***** Supplied information *****

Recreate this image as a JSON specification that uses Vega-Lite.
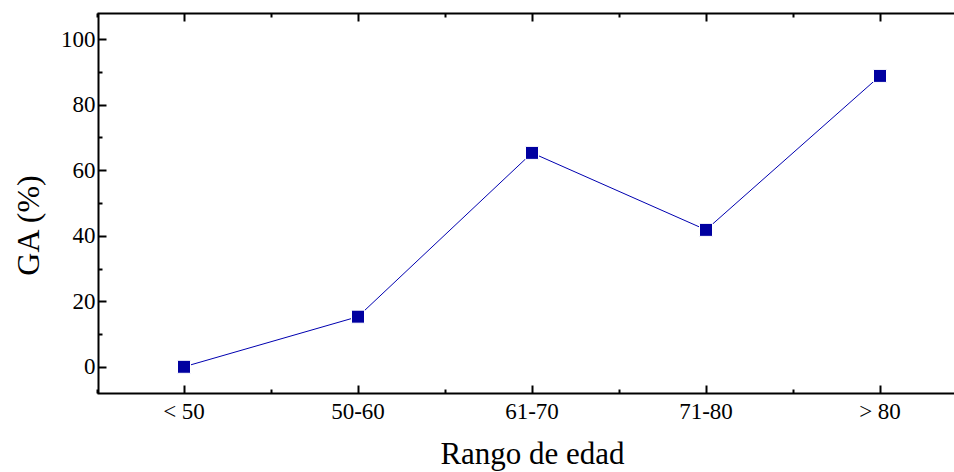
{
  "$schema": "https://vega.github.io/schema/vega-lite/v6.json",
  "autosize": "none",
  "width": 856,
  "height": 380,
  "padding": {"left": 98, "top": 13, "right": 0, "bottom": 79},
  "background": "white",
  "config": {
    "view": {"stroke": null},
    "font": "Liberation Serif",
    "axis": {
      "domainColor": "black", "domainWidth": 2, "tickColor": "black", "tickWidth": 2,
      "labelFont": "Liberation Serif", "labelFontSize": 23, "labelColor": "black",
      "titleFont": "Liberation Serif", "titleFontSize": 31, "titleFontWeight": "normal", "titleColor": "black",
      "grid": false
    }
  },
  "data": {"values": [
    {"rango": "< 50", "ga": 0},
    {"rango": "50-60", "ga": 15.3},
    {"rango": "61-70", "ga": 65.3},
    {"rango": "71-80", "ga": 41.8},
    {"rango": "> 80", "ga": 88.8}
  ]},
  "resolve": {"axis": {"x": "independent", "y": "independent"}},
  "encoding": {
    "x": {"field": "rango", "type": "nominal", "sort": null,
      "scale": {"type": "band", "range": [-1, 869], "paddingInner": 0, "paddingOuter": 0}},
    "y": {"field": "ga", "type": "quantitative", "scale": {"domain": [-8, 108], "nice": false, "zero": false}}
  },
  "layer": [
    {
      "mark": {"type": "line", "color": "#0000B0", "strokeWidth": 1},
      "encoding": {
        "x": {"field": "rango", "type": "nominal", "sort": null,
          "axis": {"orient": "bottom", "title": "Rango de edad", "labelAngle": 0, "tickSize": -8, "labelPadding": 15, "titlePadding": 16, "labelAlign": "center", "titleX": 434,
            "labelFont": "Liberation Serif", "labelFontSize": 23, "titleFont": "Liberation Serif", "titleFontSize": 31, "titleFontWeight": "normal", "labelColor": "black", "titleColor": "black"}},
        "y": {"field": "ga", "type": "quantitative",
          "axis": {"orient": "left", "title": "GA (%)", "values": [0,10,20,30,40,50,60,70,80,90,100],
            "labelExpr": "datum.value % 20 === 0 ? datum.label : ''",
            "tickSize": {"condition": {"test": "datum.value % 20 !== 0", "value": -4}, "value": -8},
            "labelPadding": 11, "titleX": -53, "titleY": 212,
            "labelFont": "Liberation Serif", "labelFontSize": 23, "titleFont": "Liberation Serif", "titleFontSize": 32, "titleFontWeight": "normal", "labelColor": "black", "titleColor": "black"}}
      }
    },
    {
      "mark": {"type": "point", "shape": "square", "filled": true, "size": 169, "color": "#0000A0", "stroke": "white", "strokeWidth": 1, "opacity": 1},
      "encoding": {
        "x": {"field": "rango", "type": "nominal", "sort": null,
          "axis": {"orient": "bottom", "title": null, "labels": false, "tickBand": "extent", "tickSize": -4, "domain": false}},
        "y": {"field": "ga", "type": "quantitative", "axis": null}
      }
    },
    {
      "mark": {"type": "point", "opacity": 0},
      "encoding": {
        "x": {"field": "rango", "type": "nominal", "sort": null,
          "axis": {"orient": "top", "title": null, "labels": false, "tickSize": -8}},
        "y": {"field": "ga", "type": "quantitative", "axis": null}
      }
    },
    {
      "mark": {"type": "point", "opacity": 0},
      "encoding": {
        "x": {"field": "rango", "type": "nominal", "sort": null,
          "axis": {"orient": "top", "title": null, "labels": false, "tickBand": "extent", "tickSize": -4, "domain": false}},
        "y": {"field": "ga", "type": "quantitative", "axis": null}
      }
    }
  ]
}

*****

Without the pictures, copy the material exactly as given.

Recreate this image as a JSON specification that uses Vega-Lite.
{
  "$schema": "https://vega.github.io/schema/vega-lite/v6.json",
  "autosize": "none",
  "width": 856,
  "height": 380,
  "padding": {"left": 98, "top": 13, "right": 0, "bottom": 79},
  "background": "white",
  "config": {
    "view": {"stroke": null},
    "font": "Liberation Serif",
    "axis": {
      "domainColor": "black", "domainWidth": 2, "tickColor": "black", "tickWidth": 2,
      "labelFont": "Liberation Serif", "labelFontSize": 23, "labelColor": "black",
      "titleFont": "Liberation Serif", "titleFontSize": 31, "titleFontWeight": "normal", "titleColor": "black",
      "grid": false
    }
  },
  "data": {"values": [
    {"rango": "< 50", "ga": 0},
    {"rango": "50-60", "ga": 15.3},
    {"rango": "61-70", "ga": 65.3},
    {"rango": "71-80", "ga": 41.8},
    {"rango": "> 80", "ga": 88.8}
  ]},
  "resolve": {"axis": {"x": "independent", "y": "independent"}},
  "encoding": {
    "x": {"field": "rango", "type": "nominal", "sort": null,
      "scale": {"type": "band", "range": [-1, 869], "paddingInner": 0, "paddingOuter": 0}},
    "y": {"field": "ga", "type": "quantitative", "scale": {"domain": [-8, 108], "nice": false, "zero": false}}
  },
  "layer": [
    {
      "mark": {"type": "line", "color": "#0000B0", "strokeWidth": 1},
      "encoding": {
        "x": {"field": "rango", "type": "nominal", "sort": null,
          "axis": {"orient": "bottom", "title": "Rango de edad", "labelAngle": 0, "tickSize": -8, "labelPadding": 15, "titlePadding": 16, "labelAlign": "center", "titleX": 434,
            "labelFont": "Liberation Serif", "labelFontSize": 23, "titleFont": "Liberation Serif", "titleFontSize": 31, "titleFontWeight": "normal", "labelColor": "black", "titleColor": "black"}},
        "y": {"field": "ga", "type": "quantitative",
          "axis": {"orient": "left", "title": "GA (%)", "values": [0,10,20,30,40,50,60,70,80,90,100],
            "labelExpr": "datum.value % 20 === 0 ? datum.label : ''",
            "tickSize": {"condition": {"test": "datum.value % 20 !== 0", "value": -4}, "value": -8},
            "labelPadding": 11, "titleX": -53, "titleY": 212,
            "labelFont": "Liberation Serif", "labelFontSize": 23, "titleFont": "Liberation Serif", "titleFontSize": 32, "titleFontWeight": "normal", "labelColor": "black", "titleColor": "black"}}
      }
    },
    {
      "mark": {"type": "point", "shape": "square", "filled": true, "size": 169, "color": "#0000A0", "stroke": "white", "strokeWidth": 1, "opacity": 1},
      "encoding": {
        "x": {"field": "rango", "type": "nominal", "sort": null,
          "axis": {"orient": "bottom", "title": null, "labels": false, "tickBand": "extent", "tickSize": -4, "domain": false}},
        "y": {"field": "ga", "type": "quantitative", "axis": null}
      }
    },
    {
      "mark": {"type": "point", "opacity": 0},
      "encoding": {
        "x": {"field": "rango", "type": "nominal", "sort": null,
          "axis": {"orient": "top", "title": null, "labels": false, "tickSize": -8}},
        "y": {"field": "ga", "type": "quantitative", "axis": null}
      }
    },
    {
      "mark": {"type": "point", "opacity": 0},
      "encoding": {
        "x": {"field": "rango", "type": "nominal", "sort": null,
          "axis": {"orient": "top", "title": null, "labels": false, "tickBand": "extent", "tickSize": -4, "domain": false}},
        "y": {"field": "ga", "type": "quantitative", "axis": null}
      }
    }
  ]
}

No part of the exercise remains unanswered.